Plotting code records
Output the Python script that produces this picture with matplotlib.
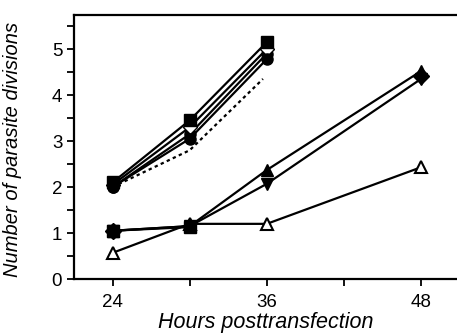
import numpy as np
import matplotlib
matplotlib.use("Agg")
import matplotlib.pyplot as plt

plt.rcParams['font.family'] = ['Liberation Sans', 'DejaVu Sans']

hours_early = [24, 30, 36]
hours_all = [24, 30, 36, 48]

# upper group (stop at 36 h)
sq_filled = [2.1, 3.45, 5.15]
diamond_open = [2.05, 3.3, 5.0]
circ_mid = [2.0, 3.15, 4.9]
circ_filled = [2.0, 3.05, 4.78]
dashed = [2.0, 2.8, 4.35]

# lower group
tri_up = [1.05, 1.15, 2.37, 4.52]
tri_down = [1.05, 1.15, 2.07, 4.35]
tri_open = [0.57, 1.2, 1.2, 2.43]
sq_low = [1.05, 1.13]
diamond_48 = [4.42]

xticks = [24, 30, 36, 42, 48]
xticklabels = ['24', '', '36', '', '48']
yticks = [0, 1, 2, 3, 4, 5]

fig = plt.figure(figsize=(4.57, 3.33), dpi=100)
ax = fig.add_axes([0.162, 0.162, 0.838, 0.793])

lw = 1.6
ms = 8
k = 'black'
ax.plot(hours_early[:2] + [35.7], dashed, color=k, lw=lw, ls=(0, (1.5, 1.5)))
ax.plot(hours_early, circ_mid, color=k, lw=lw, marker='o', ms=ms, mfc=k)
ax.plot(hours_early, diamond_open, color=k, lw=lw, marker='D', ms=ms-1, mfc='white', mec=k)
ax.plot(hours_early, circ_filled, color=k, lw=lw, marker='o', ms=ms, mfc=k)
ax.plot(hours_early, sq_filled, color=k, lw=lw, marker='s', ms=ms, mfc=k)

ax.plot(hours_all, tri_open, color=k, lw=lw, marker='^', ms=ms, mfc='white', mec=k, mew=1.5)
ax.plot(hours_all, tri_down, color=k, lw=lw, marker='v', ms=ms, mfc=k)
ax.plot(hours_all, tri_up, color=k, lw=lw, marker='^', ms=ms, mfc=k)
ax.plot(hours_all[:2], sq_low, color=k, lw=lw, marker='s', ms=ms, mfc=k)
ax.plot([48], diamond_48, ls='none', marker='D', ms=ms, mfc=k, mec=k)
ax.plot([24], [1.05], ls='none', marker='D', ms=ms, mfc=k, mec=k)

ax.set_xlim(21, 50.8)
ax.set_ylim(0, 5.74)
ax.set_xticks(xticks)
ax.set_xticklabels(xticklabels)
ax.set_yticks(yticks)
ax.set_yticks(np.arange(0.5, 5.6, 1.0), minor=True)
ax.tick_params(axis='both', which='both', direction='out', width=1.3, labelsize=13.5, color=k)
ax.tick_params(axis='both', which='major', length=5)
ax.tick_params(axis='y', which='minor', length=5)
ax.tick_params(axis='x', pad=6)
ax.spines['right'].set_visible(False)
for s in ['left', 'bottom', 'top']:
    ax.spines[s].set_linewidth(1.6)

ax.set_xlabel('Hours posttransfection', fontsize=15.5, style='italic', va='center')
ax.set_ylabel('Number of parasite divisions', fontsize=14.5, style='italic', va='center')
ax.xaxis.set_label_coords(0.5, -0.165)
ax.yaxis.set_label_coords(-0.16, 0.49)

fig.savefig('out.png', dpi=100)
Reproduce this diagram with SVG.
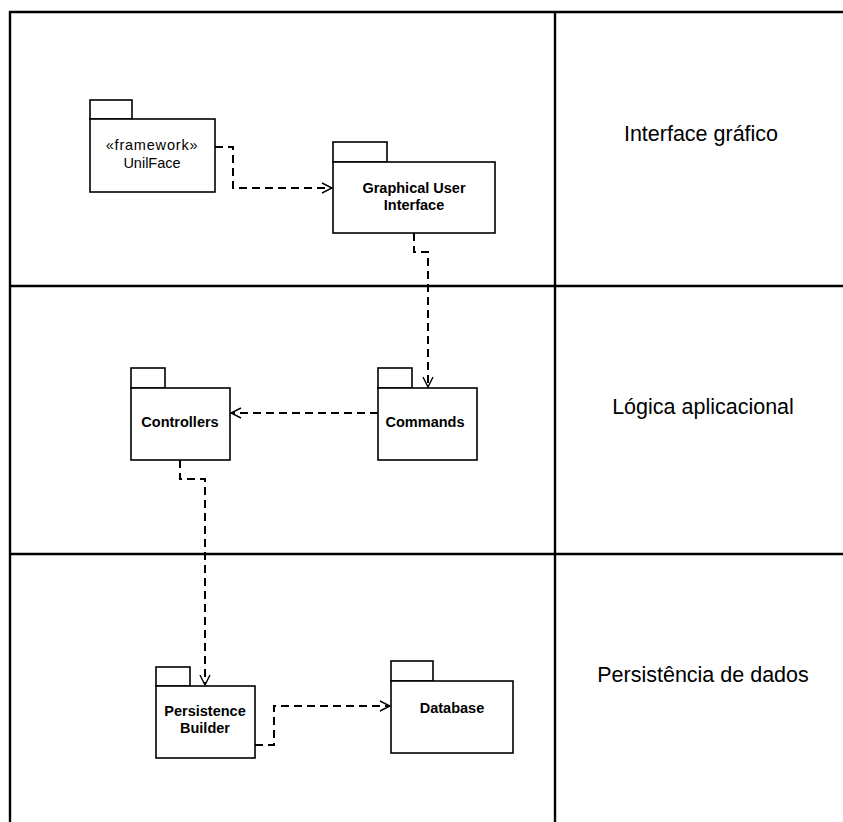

**Given exercise**: Select, from the listing, all lines that include the word "matplotlib".

**Output below**:
Output the Python script that produces this picture with matplotlib.
import matplotlib
matplotlib.use("Agg")
import matplotlib.pyplot as plt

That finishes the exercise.